Il mondo del jazz è pieno di storie da raccontare, e basta un inaspettato regalo di Natale per accendere la curiosità e mettere il cronista musicale alla ricerca di un filo che trova il suo capo nel lontano 1976. E’ l’anno di pubblicazione di “Scenery” del pianista Ryo Fukui, musicista autodidatta nato nel 1948 in provincia della città giapponese di Sapporo, la cui biografia mi ha colpito, in particolare, per un inizio di carriera caratterizzato da sfiducia nei propri mezzi e (presunta) scarsa capacità di progredire nella pratica pianistica. Nonostante ciò il suo primo album, all’epoca totalmente ignorato e fino a pochi anni fa sconosciuto alle nostre latitudini, è considerato uno dei caposaldi nel rinnovato interesse nei confronti del jazz suonato da musicisti giapponesi registrato nel nuovo millennio, tanto essere stato di recente ristampato, con l’intera discografia di Fukui, dall’etichetta elvetica We release Jazz e da essere diventato, in Giappone, un riferimento per i frequentatori dei jazz kissa‘s, locali nei quali l’ascolto di vecchi vinili viene ritualizzato alla stregua di una degustazione di un prezioso distillato.

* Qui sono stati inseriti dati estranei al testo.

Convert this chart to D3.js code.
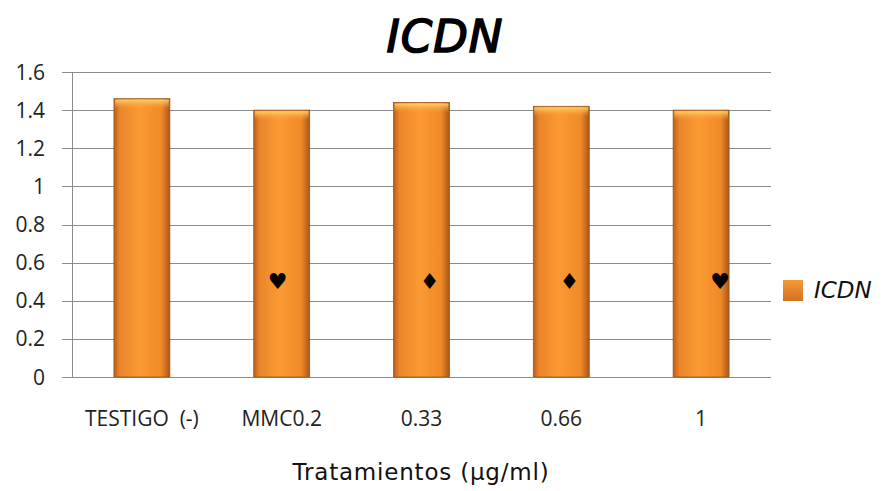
<!DOCTYPE html>
<html>
<head>
<meta charset="utf-8">
<script src="https://cdn.jsdelivr.net/npm/d3@7"></script>
<style>
  html, body { margin: 0; padding: 0; background: #fff; }
  svg { display: block; }
</style>
</head>
<body>
<svg id="chart" width="886" height="491"></svg>
<script>
// ICDN por tratamiento
const categories = ["TESTIGO  (-)", "MMC0.2", "0.33", "0.66", "1"];
const icdnValues = [1.46, 1.40, 1.44, 1.42, 1.40];
const markerSymbols = ["", "\u2665", "\u2666", "\u2666", "\u2665"];
const markerValues = [null, 0.5, 0.5, 0.5, 0.5];
const yTicks = [0, 0.2, 0.4, 0.6, 0.8, 1, 1.2, 1.4, 1.6];
const seriesName = "ICDN";
const chartTitle = "ICDN";
const xAxisTitle = "Tratamientos (\u00b5g/ml)";

const svg = d3.select("#chart");
const margin = { left: 72, right: 115, top: 72, bottom: 114 };
const W = 886, H = 491;
const x0 = margin.left, x1 = W - margin.right, y0 = H - margin.bottom, y1 = margin.top;

const x = d3.scaleBand().domain(categories).range([x0, x1]).paddingInner(0.6).paddingOuter(0.3);
const y = d3.scaleLinear().domain([0, 1.6]).range([y0, y1]);

const labelFont = "'Open Sans', 'Noto Sans', sans-serif";

const defs = svg.append("defs");
const grad = defs.append("linearGradient").attr("id", "barGrad").attr("x1", "0").attr("x2", "1").attr("y1", "0").attr("y2", "0");
grad.append("stop").attr("offset", "0%").attr("stop-color", "#b95f1a");
grad.append("stop").attr("offset", "10%").attr("stop-color", "#e9842a");
grad.append("stop").attr("offset", "45%").attr("stop-color", "#fb9a33");
grad.append("stop").attr("offset", "85%").attr("stop-color", "#f08a27");
grad.append("stop").attr("offset", "100%").attr("stop-color", "#a9561a");
const topGrad = defs.append("linearGradient").attr("id", "topGrad").attr("x1", "0").attr("x2", "0").attr("y1", "0").attr("y2", "1");
topGrad.append("stop").attr("offset", "0%").attr("stop-color", "#ffd36a").attr("stop-opacity", 0.95);
topGrad.append("stop").attr("offset", "100%").attr("stop-color", "#fba43a").attr("stop-opacity", 0);
const legGrad = defs.append("linearGradient").attr("id", "legGrad").attr("x1", "0").attr("x2", "0").attr("y1", "0").attr("y2", "1");
legGrad.append("stop").attr("offset", "0%").attr("stop-color", "#f49a35");
legGrad.append("stop").attr("offset", "100%").attr("stop-color", "#d2721f");

// Gridlines with short outside ticks
svg.append("g").selectAll("line").data(yTicks).join("line")
  .attr("x1", x0 - 10).attr("x2", x1)
  .attr("y1", d => Math.round(y(d)) + 0.5).attr("y2", d => Math.round(y(d)) + 0.5)
  .attr("stroke", "#8c8c8c").attr("stroke-width", 1);

// Vertical axis line
svg.append("line")
  .attr("x1", x0 + 0.5).attr("x2", x0 + 0.5)
  .attr("y1", y(1.6)).attr("y2", y(0))
  .attr("stroke", "#8c8c8c").attr("stroke-width", 1);

// Y tick labels
svg.append("g").selectAll("text").data(yTicks).join("text")
  .attr("x", 45).attr("y", d => y(d)).attr("dy", "0.36em")
  .attr("text-anchor", "end")
  .attr("font-family", labelFont)
  .attr("font-size", 21).attr("fill", "#222")
  .text(d => d3.format("~g")(d));

// Bars
const bars = svg.append("g");
bars.selectAll("rect.bar").data(icdnValues).join("rect")
  .attr("class", "bar")
  .attr("x", (d, i) => x(categories[i]))
  .attr("y", d => y(d))
  .attr("width", x.bandwidth())
  .attr("height", d => y(0) - y(d))
  .attr("fill", "url(#barGrad)")
  .attr("stroke", "#9c5418").attr("stroke-width", 0.8);
bars.selectAll("rect.hl").data(icdnValues).join("rect")
  .attr("class", "hl")
  .attr("x", (d, i) => x(categories[i]) + 1)
  .attr("y", d => y(d) + 1)
  .attr("width", x.bandwidth() - 2)
  .attr("height", 9)
  .attr("fill", "url(#topGrad)");

// Significance markers inside bars
const markerShift = [0, -4, 8, 8, 19];
svg.append("g").selectAll("text").data(markerValues).join("text")
  .filter(d => d !== null)
  .attr("x", (d, i) => x(categories[i + 1]) + x.bandwidth() / 2 + markerShift[i + 1])
  .attr("y", d => y(d))
  .attr("dy", "0.35em")
  .attr("text-anchor", "middle")
  .attr("font-family", "'DejaVu Sans', sans-serif")
  .attr("font-size", 22).attr("fill", "#000")
  .text((d, i) => markerSymbols[i + 1]);

// Category labels
svg.append("g").selectAll("text").data(categories).join("text")
  .attr("x", d => x(d) + x.bandwidth() / 2)
  .attr("y", 426)
  .attr("text-anchor", "middle")
  .attr("font-family", labelFont)
  .attr("font-size", 21).attr("fill", "#222")
  .attr("xml:space", "preserve")
  .text(d => d);

// Axis title
svg.append("text")
  .attr("x", 421).attr("y", 480)
  .attr("text-anchor", "middle")
  .attr("font-family", "'Comic Sans MS', 'DejaVu Sans', sans-serif")
  .attr("font-size", 23).attr("letter-spacing", 0.8).attr("fill", "#111")
  .text(xAxisTitle);

// Chart title
svg.append("text")
  .attr("x", 445).attr("y", 52)
  .attr("text-anchor", "middle")
  .attr("font-family", "'Comic Sans MS', 'DejaVu Sans', sans-serif")
  .attr("font-style", "italic")
  .attr("font-size", 45).attr("fill", "#000")
  .attr("stroke", "#000").attr("stroke-width", 1.6)
  .attr("letter-spacing", 1)
  .text(chartTitle);

// Legend
svg.append("rect")
  .attr("x", 783).attr("y", 280).attr("width", 20).attr("height", 21)
  .attr("fill", "url(#legGrad)");
svg.append("text")
  .attr("x", 814).attr("y", 290).attr("dy", "0.35em")
  .attr("font-family", "'DejaVu Sans', sans-serif")
  .attr("font-style", "italic")
  .attr("font-size", 23).attr("fill", "#111")
  .text(seriesName);
</script>
</body>
</html>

Andiamo con ordine, allora, per cercare di dipanare quel filo e raccontare questa piccola anomalia discografica.
Fukui, con il trio di “Scenery“, composto dal bassista Satoshi Denpo ed il fratello Yoshinori Fukui alla batteria, continuò ad esibirsi, negli anni seguenti all’uscita del primo disco, in vari jazz club giapponesi fino ad incidere un secondo album, “Mellow dream” nel 1977. Quindi il salto verso l’europa e gli Stati Uniti, dove dopo un lungo periodo poco tracciato nelle biografie, agli inizi dei ’90 avviene l’ incontro con Barry Harris, pianista, bandleader e didatta di Detroit che lo accoglie sotto la propria ala, supportandolo nell’approfondimento dello stile bebop. Il terzo album arriva del 1994 ed è un solo, “My favourite tune“, con diverse cover di standards jazz, prima di tornare al trio del 1998 di “In New York “con il batterista Leroy Williams ed il bassista Lislae Arthur Atkinson. Nel 1995 Fukui apriì a Sapporo lo Slowboat jazz club che presto divenne meta di musicisti locali ed internazionali e nel suo locale incise l’ultimo LP “A Letter From Slowboat“, nel 2015. Dopo la sua morte nel 2016, il club venne diretto dalla moglie Yasuko Fukui, mentre Barry Harris compose in suo onore ‘Fukai Aijo“, una canzone che continuò ad eseguire in tutti i suoi concerti.
Note biografiche sin troppo succinte, quelle che si possono reperire in rete, con salti temporali notevoli che non spiegano il mistero di “Scenery“, apparentemente un debutto di poco più che un principiante, in realtà all’ascolto , opera di un musicista dallo stile già personale e sufficientemente definito fra influenze bop, pieghe modali ed una vena lirica che può richiamare nomi autorevoli della storia del pianoforte jazz.
Ascoltate dopo l’inizio baldanzosamente swingante di “It could happen to you” , con quale raffinatezza viene approcciata la ballad “I want to talk about you” di Billy Eckstine, il drive del trio all’attacco di “Early summer“, sapientemente condotta nelle sue svolte armoniche dal pianoforte fino all’accelerazione della parte finale, con qualche sbavatura nel solo di batteria . O l’anima intimamente blues di una “Willow weep for me” ricca di variazioni e cambi di clima che precede “Autumn leaves” , altro esempio dell’approccio inventivo di Fukui, che elabora idee sul celebre tema, talora con qualche eccesso di enfasi, lasciando poi spazio anche ad un solo del contrabbasso.
L’ultimo brano dopo i cinque standards è una composizione originale, quella che dà il titolo al disco : qui Fukui estrae la propria vena più immaginifica, con un tema che potrebbe accompagnare i titoli di coda di un film romantico, tanto semplice quanto efficace nel suo scorrere malinconico e bluesy.
Forse non un capolavoro , “Scenery“, ma il lavoro di un musicista che sicuramente all’epoca sottovalutava i propri mezzi: vale comunque la ricerca e la (ri)scoperta.